The nature of the sublime is then, deeper than reflective consciousness, and can’t be reflected, as we might do in the lower grade of consciousness that marks the subject and object. One’s being is contrasted with nothingness, as Sartre asserts. But we must be more than the “transient phenomena of will,” as then the contrast or ‘two-fold nature’ could not come to be. Yet still, Schopenhauer seems to describe the confrontation with Choronzon in the Abyss, as he first reflects on that which he calls the charming in art, that refers more to base sensuality, than the sublime. This charming quality of lesser artwork, he states is to be avoided, as it excites the Will in what we might infer a narcissistic manner.
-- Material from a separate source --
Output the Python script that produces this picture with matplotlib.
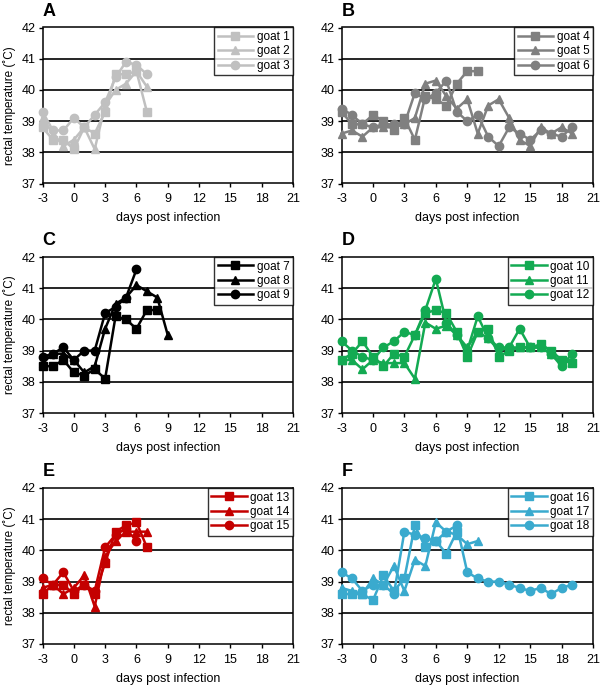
import matplotlib
matplotlib.use("Agg")
import matplotlib.pyplot as plt

plt.rcParams['font.family'] = ['Liberation Sans', 'DejaVu Sans']
plt.rcParams['axes.unicode_minus'] = False

# ---- data (rectal temperature per day post infection, starting day -3) ----
goat1 = [38.8, 38.4, 38.4, 38.1, 38.8, 38.6, 39.3, 40.5, 40.5, 40.6, 39.3]
goat2 = [39.1, 38.6, 38.2, 38.4, 38.8, 38.1, 39.5, 40.0, 40.2, 40.6, 40.1]
goat3 = [39.3, 38.7, 38.7, 39.1, 38.8, 39.2, 39.6, 40.4, 40.9, 40.8, 40.5]

goat4 = [39.3, 38.9, 38.9, 39.2, 39.0, 38.7, 39.1, 38.4, 39.8, 39.7, 39.5, 40.2, 40.6, 40.6]
goat5 = [38.6, 38.7, 38.5, 38.8, 38.8, 38.8, 38.9, 39.1, 40.2, 40.3, 39.8, 39.4, 39.7,
         38.6, 39.5, 39.7, 39.1, 38.4, 38.2, 38.8, 38.6, 38.8, 38.6]
goat6 = [39.4, 39.2, 38.9, 38.8, 38.9, 38.9, 38.9, 39.9, 39.7, 39.9, 40.3, 39.3, 39.0,
         39.2, 38.5, 38.2, 38.8, 38.6, 38.4, 38.7, 38.6, 38.5, 38.8]

goat7 = [38.5, 38.5, 38.7, 38.3, 38.2, 38.4, 38.1, 40.1, 40.0, 39.7, 40.3, 40.3]
goat8 = [38.6, 38.9, 38.9, 38.7, 38.3, 38.5, 39.7, 40.5, 40.7, 41.1, 40.9, 40.7, 39.5]
goat9 = [38.8, 38.9, 39.1, 38.7, 39.0, 39.0, 40.2, 40.4, 40.7, 41.6]

goat10 = [38.7, 38.9, 39.3, 38.8, 38.5, 38.9, 38.8, 39.5, 40.2, 40.3, 40.2, 39.6, 38.8,
          39.6, 39.7, 38.8, 39.0, 39.1, 39.1, 39.2, 39.0, 38.7, 38.6]
goat11 = [38.7, 38.7, 38.4, 38.7, 38.6, 38.6, 38.6, 38.1, 39.9, 39.7, 39.8, 39.5, 39.1,
          39.6, 39.4, 39.0, 39.1, 39.1, 39.1, 39.1, 38.9, 38.6, 38.7]
goat12 = [39.3, 39.0, 38.8, 38.7, 39.1, 39.3, 39.6, 39.5, 40.3, 41.3, 39.9, 39.5, 39.0,
          40.1, 39.4, 39.1, 39.1, 39.7, 39.1, 39.1, 38.9, 38.5, 38.9]

goat13 = [38.6, 38.9, 38.9, 38.6, 38.9, 38.6, 39.6, 40.6, 40.8, 40.9, 40.1]
goat14 = [38.8, 38.9, 38.6, 38.8, 39.2, 38.2, 39.8, 40.3, 40.6, 40.6, 40.6]
goat15 = [39.1, 38.9, 39.3, 38.7, 38.9, 38.7, 40.1, 40.5, 40.7, 40.3]

goat16 = [38.6, 38.6, 38.6, 38.4, 39.2, 38.7, 39.1, 40.8, 40.1, 40.3, 39.9, 40.6]
goat17 = [38.8, 38.7, 38.6, 39.1, 38.9, 39.5, 38.7, 39.7, 39.5, 40.9, 40.6, 40.5, 40.2, 40.3]
goat18 = [39.3, 39.1, 38.7, 38.9, 38.9, 38.6, 40.6, 40.5, 40.4, 40.3, 40.6, 40.8, 39.3,
          39.1, 39.0, 39.0, 38.9, 38.8, 38.7, 38.8, 38.6, 38.8, 38.9]

first_day = -3
x_ticks = [-3, 0, 3, 6, 9, 12, 15, 18, 21]
y_ticks = [37, 38, 39, 40, 41, 42]
panel_letters = ["A", "B", "C", "D", "E", "F"]
panel_colors = ["#C0C0C0", "#808080", "#000000", "#13AA52", "#C40000", "#3AAACE"]
panel_series = [
    [("goat 1", goat1), ("goat 2", goat2), ("goat 3", goat3)],
    [("goat 4", goat4), ("goat 5", goat5), ("goat 6", goat6)],
    [("goat 7", goat7), ("goat 8", goat8), ("goat 9", goat9)],
    [("goat 10", goat10), ("goat 11", goat11), ("goat 12", goat12)],
    [("goat 13", goat13), ("goat 14", goat14), ("goat 15", goat15)],
    [("goat 16", goat16), ("goat 17", goat17), ("goat 18", goat18)],
]
markers = ["s", "^", "o"]

W, H = 600, 686
fig = plt.figure(figsize=(W / 100, H / 100), dpi=100)

# axes boxes in pixels: (left, top, right, bottom)
boxes = [
    (42.5, 27.5, 293, 183.5), (341.5, 27.5, 593, 183.5),
    (42.5, 257, 293, 413), (341.5, 257, 593, 413),
    (42.5, 488, 293, 644), (341.5, 488, 593, 644),
]

for i, (box, letter, color, series) in enumerate(zip(boxes, panel_letters, panel_colors, panel_series)):
    l, t, r, b = box
    ax = fig.add_axes([l / W, 1 - b / H, (r - l) / W, (b - t) / H])
    for (name, vals), m in zip(series, markers):
        days = list(range(first_day, first_day + len(vals)))
        ax.plot(days, vals, color=color, marker=m, markersize=6, linewidth=1.8,
                label=name, clip_on=False, zorder=3)
    ax.set_xlim(-3, 21)
    ax.set_ylim(37, 42)
    ax.set_xticks(x_ticks)
    ax.set_yticks(y_ticks)
    ax.tick_params(axis="x", direction="out", length=3, width=1, labelsize=9, pad=4, colors="black")
    ax.tick_params(axis="y", direction="out", length=3, width=1, labelsize=9, pad=2, colors="black")
    for yv in y_ticks[1:-1]:
        ax.axhline(yv, color="black", linewidth=1.2, zorder=1)
    for sp in ax.spines.values():
        sp.set_color("black")
        sp.set_linewidth(1.1)
    ax.set_xlabel("days post infection", fontsize=9, labelpad=5)
    if i % 2 == 0:
        ax.set_ylabel("rectal temperature (˚C)", fontsize=8.5, labelpad=4)
    ax.text(0.0, 1.05, letter, transform=ax.transAxes, fontsize=13, fontweight="bold",
            ha="left", va="bottom")
    leg = ax.legend(loc="upper right", fontsize=8.5, frameon=True, fancybox=False,
                    borderaxespad=0.0, handlelength=3.0, handletextpad=0.3,
                    labelspacing=0.2, borderpad=0.3)
    leg.get_frame().set_edgecolor("black")
    leg.get_frame().set_linewidth(1.0)
    leg.set_zorder(5)

fig.savefig("out.png", dpi=100)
“There is also a negative species of the charming or exciting which is even more reprehensible than the positive form which has been discussed; this is the disgusting or the loathsome. It rouses the will of the beholder, just as what is properly speaking charming, and therefore disturbs pure aesthetic contemplation. But it is an active aversion and opposition which is excited by it; it arouses the will by presenting to it objects which it abhors. Therefore it has always been recognized by that it is altogether inadmissible in art, where even that is ugly, when it is not disgusting, is allowable in proper place, as we shall see later.”
In this, we can see Choronzon coming at the being in such a way that distracts the individual back into himself through this aversion, and in a state of sublime torture, thus that it is said one then becomes confined to the ‘lonely towers of the Abyss.’ The Idea as the knowing of the individual no longer then holds as a ‘pure will-less knowing’ but fully contains the individual in servitude to his or her own self-destruction.
In more Thelemic terms, Genius is ‘pure will, unassuaged of purpose, delivered from lust of result.’ The work of Genius holds the character of the Universe, and indeed, the Idea of humanity; showing the physiognomy of the soul, while perhaps, containing passing emotion and passion in beauty, and a beauty that leads to the sublime. The “artist is not conscious in the abstract of the intention and aim of his work; not a concept, but an Idea floats before his mind; therefore he can give no justification of what he does. He works, as people say, from pure feeling, and unconsciously, indeed instinctively.” As often we hear artists say, ‘I had to create this, or I would have exploded,’ in seeming concurrence with the Gospel of Thomas, when Jesus says, that which you have in you must be brought forth in order to save you…if you do not bring it forth, it will destroy you.’